For the sequence of events that led to split brain, I'll refer to the following code.
The sequence of events that lead to the failure are:
|2020-01-04 01:56:56Z||ZK-2 fails to write to its transaction log due to disk full. ZK-2 is still participating in leader election. ZK-2 becomes a follower of ZK-1. ZK-1 sends TRUNC to ZK-2. truncLog.truncate on ZK-2 throws an exception because of the disk being full, and leaves the process in a broken state.|
|2020-01-04 02:35:23Z||ZK-2 removes 9 transaction logs from disk (bringing it from 100% to 19%). It doesn't recover because its in a broken state.|
|2020-01-09 08:57:33Z||ZK-1 fails to write to its transaction log due to disk full. Restarts as follower. Goes into loop of dropping from quorum (because it can't update transaction log)|
|2020-01-09 08:59:33Z||ZK-1 receives snapshot from leader (ZK-0) (at 1e00000000). ZK-1 persists snapshot, but fails to add subsequent transations to log due to lack of space. ZK-1 drops from quorum.|
|2020-01-09 09:00:12Z||ZK-1 joins quorum as follower. 1e00000000 is close enough to leader to receive TRUNC(1d0000001d). TRUNC fails because txnLog can't flush on close() in trunateLog. ZK-1 goes into loop, dropping and joining quorum.|
|2020-01-09 09:39:00Z||ZK-1 runs purgeTxnLog. Process doesn't recover due to truncation exception having broken FileTxnSnapLog.|
|2020-01-09 19:28:37Z||ZK-1 is restarted. ZK-1 joins quorum as follower. ZK-1 receives TRUNC(1d0000001d). In this case, txnLog.close() can succeed because there's nothing to flush. snapLog is closed. truncLog.truncate fails with "java.io.IOException: No log files found to truncate! This could happen if you still have snapshots from an old setup or log files were deleted accidentally or dataLogDir was changed in zoo.cfg.". It's true that there are no log files to truncate because the snapshot is at 1e00000000 which was received from the leader at 08:59 and nothing has been logged since. In any case, FileTxnSnapLog is in another inconsistent state. snapLog is closed. txnLog is closed, but nothing was ever written to it, so it looks like brand new.|
|2020-01-09 19:29:04Z||ZK-2 is restarted. ZK-2 & ZK-0 are now in a good state, so they can make progress. Transactions start to be logged.|
|2020-01-09 19:33:16Z||ZK-1 joins the quorum. As progress has been made, it receives a SNAP from the leader at 6b30001183a. It writes a snapshot, which ultimately calls FileSnap#serialize. Nothing hits the snapshot disk, because FileSnap is in closed state since 19:28. ZK-1 starts logging transactions to its log disk.|
|2020-01-09 19:42:00Z||We do a rolling restart of the cluster.|
|2020-01-09 19:45:11Z||ZK-1 loads the last snapshot that has been persisted to disk (1e00000000), and applies all log entries with zxid greater than the snapshot (6b30001183a onwards).|
|2020-01-09 19:47:35Z||ZK-2 & ZK-1 form a quorum, ZK-2 leading. ZK-1 reports its lastZxid as 6b30001b32f and gets a DIFF from ZK-2.|
From this point on, the cluster has split brain. ZK-1 is missing all transaction between 1e00000000 and 6bf0001183a.

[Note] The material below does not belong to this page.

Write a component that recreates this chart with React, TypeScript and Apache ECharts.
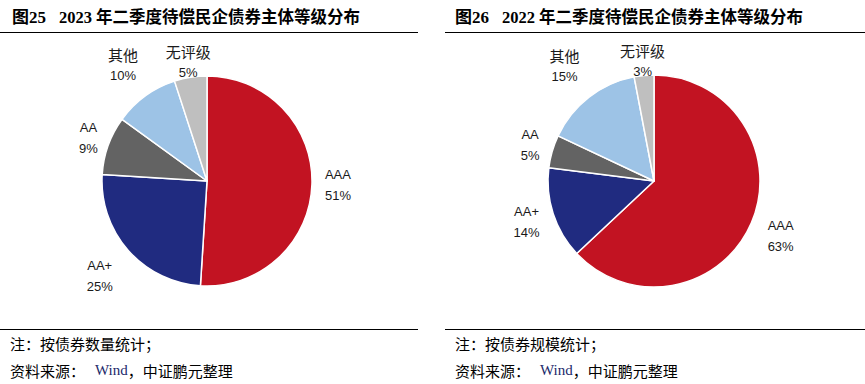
import React, { useEffect, useRef } from "react";
import * as echarts from "echarts";

// ---- data ----
const categories = ["AAA", "AA+", "AA", "其他", "无评级"];
const values2023 = [51, 25, 9, 10, 5];
const values2022 = [63, 14, 5, 15, 3];
const colors = ["#C21322", "#202B80", "#636363", "#9DC3E6", "#BFBFBF"];
const titleLeft = ["图25", "2023 年二季度待偿民企债券主体等级分布"];
const titleRight = ["图26", "2022 年二季度待偿民企债券主体等级分布"];
const noteLeft = "注：按债券数量统计；";
const noteRight = "注：按债券规模统计；";
const sourceParts = ["资料来源：", "Wind", "，中证鹏元整理"];
// label distance beyond the pie edge (px), per slice
const labelReach2023 = [26, 38, 21, 38, 15];
const labelReach2022 = [32, 28, 23, 40, 15];

const CJK = "Noto Sans CJK SC";
const SERIF = "Liberation Serif";
const SANS = "Liberation Sans";

const isCJK = (s: string) => /[\u4e00-\u9fff]/.test(s);

const labelRich = {
  cn: { fontFamily: CJK, fontSize: 15, align: "center", lineHeight: 21, color: "#1a1a1a" },
  en: { fontFamily: SANS, fontSize: 13, align: "center", lineHeight: 21, color: "#1a1a1a" },
};

function pieSeries(values: number[], reach: number[], center: [number, number], radius: number) {
  return {
    type: "pie",
    center,
    radius,
    startAngle: 90,
    clockwise: true,
    avoidLabelOverlap: false,
    data: categories.map((n, i) => ({
      name: n,
      value: values[i],
      itemStyle: { color: colors[i] },
      labelLine: { show: false, length: reach[i], length2: 0 },
    })),
    itemStyle: { borderColor: "#ffffff", borderWidth: 1.5 },
    label: {
      show: true,
      position: "outside",
      distanceToLabelLine: 0,
      formatter: (p: any) => `{${isCJK(p.name) ? "cn" : "en"}|${p.name}}\n{en|${p.value}%}`,
      rich: labelRich,
    },
    labelLine: { show: false, length: 27, length2: 0 },
    labelLayout: { align: "center" },
    emphasis: { disabled: true },
  };
}

function titleText(x: number, parts: string[]) {
  return {
    type: "text",
    x,
    y: 17,
    style: {
      text: `{a|${parts[0]}}{b|${parts[1]}}`,
      verticalAlign: "middle",
      rich: {
        a: { fontFamily: `${SERIF}, ${CJK}`, fontWeight: "bold", fontSize: 17, fill: "#000" },
        b: { fontFamily: `${SERIF}, ${CJK}`, fontWeight: "bold", fontSize: 16.5, fill: "#000", padding: [0, 0, 0, 13] },
      },
    },
  };
}

function noteTexts(x: number, note: string) {
  return [
    {
      type: "text",
      x,
      y: 343,
      style: { text: note, fontFamily: CJK, fontSize: 15, fill: "#000", verticalAlign: "middle" },
    },
    {
      type: "text",
      x,
      y: 370,
      style: {
        text: `{c|${sourceParts[0]}}{w|${sourceParts[1]}}{c|${sourceParts[2]}}`,
        verticalAlign: "middle",
        rich: {
          c: { fontFamily: CJK, fontSize: 15, fill: "#000" },
          w: { fontFamily: SERIF, fontSize: 15, fill: "#1c2a6b", padding: [0, 0, 0, 10] },
        },
      },
    },
  ];
}

function hLine(x1: number, x2: number, y: number) {
  return {
    type: "line",
    shape: { x1, y1: y, x2, y2: y },
    style: { stroke: "#000", lineWidth: 1 },
  };
}

export default function App() {
  const ref = useRef<HTMLDivElement>(null);
  useEffect(() => {
    document.body.style.margin = "0";
    if (!ref.current) return;
    const chart = echarts.init(ref.current, null, { renderer: "svg" });
    chart.setOption({
      animation: false,
      backgroundColor: "#ffffff",
      series: [
        pieSeries(values2023, labelReach2023, [207, 181], 105),
        pieSeries(values2022, labelReach2022, [654, 181], 106),
      ],
      graphic: [
        titleText(12, titleLeft),
        titleText(455, titleRight),
        hLine(0, 418, 32.5),
        hLine(445, 865, 32.5),
        hLine(0, 418, 329.5),
        hLine(445, 865, 329.5),
        ...noteTexts(10, noteLeft),
        ...noteTexts(455, noteRight),
      ],
    });
    return () => chart.dispose();
  }, []);
  return <div ref={ref} style={{ width: 865, height: 384 }} />;
}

There's a couple of failures in the code that could stop this problem.
- An exception in truncateLog should nuke the process. Even without the split brain occurring, the processes limped on in a broken state for days and required human intervention to get going again.
- snapLog and txnLog should be defensively nulled after they're closed.
- FileSnap#serialize should not fail silently if close=true. This is really bad. It should at least throw an exception.
The issue occurred with 3.4.13 running on a kubernetes cluster. The bad code paths still exist on master.